Richard, who is 0-4 with an 8.54 ERA in six starts, has been replaced on the active roster by another left-handed pitcher, Tyson Ross, who was reinstated from the disabled list. Ross landed on the DL on April 20 with a left shoulder subluxation.
Ross won't replace Richard in the rotation. The Padres, who have two off-days over a five-day stretch starting Thursday, will likely have Edinson Volquez start Friday's game against the Rays.
Baker confident in Cashner's potential as starter
SAN DIEGO -- Catcher John Baker has been behind the plate for each of Andrew Cashner's three starts since he joined the starting rotation last month.

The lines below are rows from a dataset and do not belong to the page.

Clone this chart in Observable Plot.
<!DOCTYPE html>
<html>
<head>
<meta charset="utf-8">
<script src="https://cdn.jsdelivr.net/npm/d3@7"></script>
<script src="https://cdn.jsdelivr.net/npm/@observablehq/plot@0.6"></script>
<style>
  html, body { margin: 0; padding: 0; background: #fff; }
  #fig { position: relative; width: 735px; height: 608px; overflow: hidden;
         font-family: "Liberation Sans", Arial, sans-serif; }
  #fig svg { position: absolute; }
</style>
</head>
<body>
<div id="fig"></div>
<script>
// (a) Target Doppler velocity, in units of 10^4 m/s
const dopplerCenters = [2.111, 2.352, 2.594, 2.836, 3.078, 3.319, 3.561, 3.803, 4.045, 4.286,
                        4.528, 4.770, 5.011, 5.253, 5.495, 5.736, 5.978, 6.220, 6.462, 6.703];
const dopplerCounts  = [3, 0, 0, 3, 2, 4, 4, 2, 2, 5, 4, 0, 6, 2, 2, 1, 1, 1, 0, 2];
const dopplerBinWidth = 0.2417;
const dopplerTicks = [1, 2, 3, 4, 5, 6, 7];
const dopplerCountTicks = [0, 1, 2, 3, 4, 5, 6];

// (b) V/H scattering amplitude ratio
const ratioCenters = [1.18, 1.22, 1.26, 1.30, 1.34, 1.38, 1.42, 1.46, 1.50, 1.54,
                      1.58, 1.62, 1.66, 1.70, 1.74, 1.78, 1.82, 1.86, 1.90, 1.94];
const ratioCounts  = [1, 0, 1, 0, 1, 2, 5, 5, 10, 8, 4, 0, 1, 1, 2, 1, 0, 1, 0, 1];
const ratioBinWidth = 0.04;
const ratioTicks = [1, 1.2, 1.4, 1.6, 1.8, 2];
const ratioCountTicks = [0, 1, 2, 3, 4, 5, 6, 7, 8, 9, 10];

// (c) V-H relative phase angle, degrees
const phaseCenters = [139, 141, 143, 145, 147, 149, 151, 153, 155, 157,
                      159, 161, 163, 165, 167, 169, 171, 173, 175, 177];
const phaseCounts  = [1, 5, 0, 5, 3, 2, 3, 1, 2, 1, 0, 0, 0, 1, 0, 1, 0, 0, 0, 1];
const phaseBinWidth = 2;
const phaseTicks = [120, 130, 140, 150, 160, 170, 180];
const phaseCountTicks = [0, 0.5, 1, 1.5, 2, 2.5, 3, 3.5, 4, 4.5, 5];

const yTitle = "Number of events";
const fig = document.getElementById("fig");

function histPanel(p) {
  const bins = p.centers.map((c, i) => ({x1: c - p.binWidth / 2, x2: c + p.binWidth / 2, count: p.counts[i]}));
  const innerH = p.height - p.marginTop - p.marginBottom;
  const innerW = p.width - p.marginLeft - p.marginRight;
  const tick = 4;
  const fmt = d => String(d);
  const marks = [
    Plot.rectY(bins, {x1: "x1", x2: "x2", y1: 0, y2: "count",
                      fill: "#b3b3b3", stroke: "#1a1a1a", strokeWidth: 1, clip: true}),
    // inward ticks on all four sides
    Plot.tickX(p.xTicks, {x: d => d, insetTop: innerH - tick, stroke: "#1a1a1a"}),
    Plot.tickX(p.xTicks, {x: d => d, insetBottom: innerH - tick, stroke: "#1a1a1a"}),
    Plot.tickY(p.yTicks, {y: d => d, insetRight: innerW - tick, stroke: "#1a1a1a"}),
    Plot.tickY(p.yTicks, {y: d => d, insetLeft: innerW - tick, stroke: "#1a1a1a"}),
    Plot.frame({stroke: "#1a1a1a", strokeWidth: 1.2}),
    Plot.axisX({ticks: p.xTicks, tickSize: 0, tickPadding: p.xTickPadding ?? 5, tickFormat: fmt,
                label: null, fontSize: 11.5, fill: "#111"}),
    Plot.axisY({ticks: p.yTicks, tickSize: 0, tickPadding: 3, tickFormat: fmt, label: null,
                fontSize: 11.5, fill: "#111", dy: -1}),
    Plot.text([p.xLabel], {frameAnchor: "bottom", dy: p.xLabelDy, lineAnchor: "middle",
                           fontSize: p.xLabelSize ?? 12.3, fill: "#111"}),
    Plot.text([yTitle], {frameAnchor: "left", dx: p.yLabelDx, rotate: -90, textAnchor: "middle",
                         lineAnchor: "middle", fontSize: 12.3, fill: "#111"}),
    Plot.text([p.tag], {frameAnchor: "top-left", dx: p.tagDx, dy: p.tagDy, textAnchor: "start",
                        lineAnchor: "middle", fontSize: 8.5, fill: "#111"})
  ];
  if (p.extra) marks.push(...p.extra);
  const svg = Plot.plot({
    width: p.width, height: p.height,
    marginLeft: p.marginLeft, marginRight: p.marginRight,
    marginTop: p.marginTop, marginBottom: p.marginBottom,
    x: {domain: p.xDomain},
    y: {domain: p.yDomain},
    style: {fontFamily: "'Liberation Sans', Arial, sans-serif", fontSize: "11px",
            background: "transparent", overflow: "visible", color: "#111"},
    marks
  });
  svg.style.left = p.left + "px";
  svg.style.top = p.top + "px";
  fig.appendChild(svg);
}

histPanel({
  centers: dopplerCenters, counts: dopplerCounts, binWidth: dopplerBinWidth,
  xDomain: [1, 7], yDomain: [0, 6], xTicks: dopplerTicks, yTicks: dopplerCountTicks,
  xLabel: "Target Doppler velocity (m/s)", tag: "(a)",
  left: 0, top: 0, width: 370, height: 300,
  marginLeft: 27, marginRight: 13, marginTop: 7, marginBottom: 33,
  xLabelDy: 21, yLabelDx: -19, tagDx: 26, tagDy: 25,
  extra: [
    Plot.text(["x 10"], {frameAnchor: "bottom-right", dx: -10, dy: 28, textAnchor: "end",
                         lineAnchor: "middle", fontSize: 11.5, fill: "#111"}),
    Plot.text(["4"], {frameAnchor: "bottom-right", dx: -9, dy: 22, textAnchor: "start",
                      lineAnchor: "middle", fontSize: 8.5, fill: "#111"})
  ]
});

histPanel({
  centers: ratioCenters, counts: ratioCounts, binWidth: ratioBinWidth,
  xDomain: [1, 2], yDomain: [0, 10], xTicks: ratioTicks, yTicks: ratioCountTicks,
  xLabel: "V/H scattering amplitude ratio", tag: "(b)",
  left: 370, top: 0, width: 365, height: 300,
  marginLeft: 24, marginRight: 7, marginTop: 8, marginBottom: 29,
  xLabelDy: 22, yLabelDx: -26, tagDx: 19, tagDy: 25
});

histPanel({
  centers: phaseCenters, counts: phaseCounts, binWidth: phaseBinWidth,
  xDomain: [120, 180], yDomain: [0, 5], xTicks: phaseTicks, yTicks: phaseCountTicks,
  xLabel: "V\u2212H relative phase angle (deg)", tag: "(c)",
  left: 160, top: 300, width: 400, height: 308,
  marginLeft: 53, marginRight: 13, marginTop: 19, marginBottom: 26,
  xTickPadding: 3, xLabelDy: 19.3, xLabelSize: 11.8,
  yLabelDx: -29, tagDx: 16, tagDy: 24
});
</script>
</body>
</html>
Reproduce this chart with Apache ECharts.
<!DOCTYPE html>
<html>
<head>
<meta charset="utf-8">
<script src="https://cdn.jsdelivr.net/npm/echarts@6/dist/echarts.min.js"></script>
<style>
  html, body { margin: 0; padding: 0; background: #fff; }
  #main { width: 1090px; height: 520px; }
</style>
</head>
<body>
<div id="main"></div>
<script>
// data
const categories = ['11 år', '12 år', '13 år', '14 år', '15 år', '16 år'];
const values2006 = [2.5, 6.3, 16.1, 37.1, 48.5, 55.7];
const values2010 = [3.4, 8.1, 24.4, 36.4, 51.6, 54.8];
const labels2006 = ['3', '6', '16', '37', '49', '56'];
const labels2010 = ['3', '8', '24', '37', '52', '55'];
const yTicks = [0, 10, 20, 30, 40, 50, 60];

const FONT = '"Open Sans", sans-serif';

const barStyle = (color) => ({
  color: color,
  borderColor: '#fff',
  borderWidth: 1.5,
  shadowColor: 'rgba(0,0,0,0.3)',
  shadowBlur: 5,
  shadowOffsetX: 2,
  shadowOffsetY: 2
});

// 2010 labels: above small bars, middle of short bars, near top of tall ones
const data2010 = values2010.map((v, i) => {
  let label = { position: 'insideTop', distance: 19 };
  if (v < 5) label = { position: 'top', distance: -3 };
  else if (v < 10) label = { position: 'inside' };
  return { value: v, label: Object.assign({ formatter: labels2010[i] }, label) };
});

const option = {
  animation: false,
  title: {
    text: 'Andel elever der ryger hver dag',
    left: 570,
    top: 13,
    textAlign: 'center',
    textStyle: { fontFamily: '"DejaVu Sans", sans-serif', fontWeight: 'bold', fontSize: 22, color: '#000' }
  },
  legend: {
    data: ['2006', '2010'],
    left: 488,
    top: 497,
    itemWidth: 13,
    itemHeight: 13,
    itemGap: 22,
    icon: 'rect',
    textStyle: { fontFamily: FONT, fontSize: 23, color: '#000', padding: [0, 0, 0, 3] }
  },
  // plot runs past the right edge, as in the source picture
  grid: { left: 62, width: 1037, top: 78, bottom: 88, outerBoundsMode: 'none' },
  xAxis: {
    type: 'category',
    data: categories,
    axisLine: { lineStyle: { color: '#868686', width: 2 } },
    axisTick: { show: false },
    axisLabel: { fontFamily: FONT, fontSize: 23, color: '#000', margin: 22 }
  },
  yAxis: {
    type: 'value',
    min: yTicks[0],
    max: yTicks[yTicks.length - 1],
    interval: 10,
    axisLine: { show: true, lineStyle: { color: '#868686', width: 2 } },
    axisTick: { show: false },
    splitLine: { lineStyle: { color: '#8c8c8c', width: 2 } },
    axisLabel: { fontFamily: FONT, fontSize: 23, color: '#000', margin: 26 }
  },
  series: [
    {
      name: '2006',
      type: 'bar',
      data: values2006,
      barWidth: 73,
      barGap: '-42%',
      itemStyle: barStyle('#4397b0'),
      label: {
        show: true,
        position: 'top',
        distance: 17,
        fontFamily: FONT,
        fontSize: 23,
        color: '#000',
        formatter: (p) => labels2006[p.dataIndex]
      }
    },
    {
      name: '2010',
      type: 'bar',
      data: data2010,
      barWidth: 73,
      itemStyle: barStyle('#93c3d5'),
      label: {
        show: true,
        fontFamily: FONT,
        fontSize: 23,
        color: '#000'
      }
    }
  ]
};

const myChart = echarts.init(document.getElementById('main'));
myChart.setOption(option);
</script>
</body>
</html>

Baker has liked what he's seen from Cashner, who will get the start Monday when the Padres face the Marlins in the first game of a three-game series at Petco Park.
"There's a ton of upside there," Baker said.
Cashner is 1-2 with a 4.50 ERA in his first three starts. He allowed four earned runs in four innings in his last start against the Cubs on May 1.
Cashner has displayed a live fastball in his first three starts and a good changeup at times, but for him to be successful moving forward, Baker said, he has to develop and trust another secondary pitch.
"It's finding a secondary pitch he can throw any time, especially when he's having trouble commanding his fastball," Baker said. "Once he does figure out what pitch that's going to be, it's developing the confidence to use it."
Two starts ago against the Giants, Cashner had a firm handle on his curveball, a pitch he used often in a victory when he allowed one run in six innings. But that curveball wasn't apparent in his last start against the Cubs when he struggled.
"In the bullpen, he can just throw his fastball by people," Baker said. "… But when you're throwing 100 pitches [as a starter], you can't do that."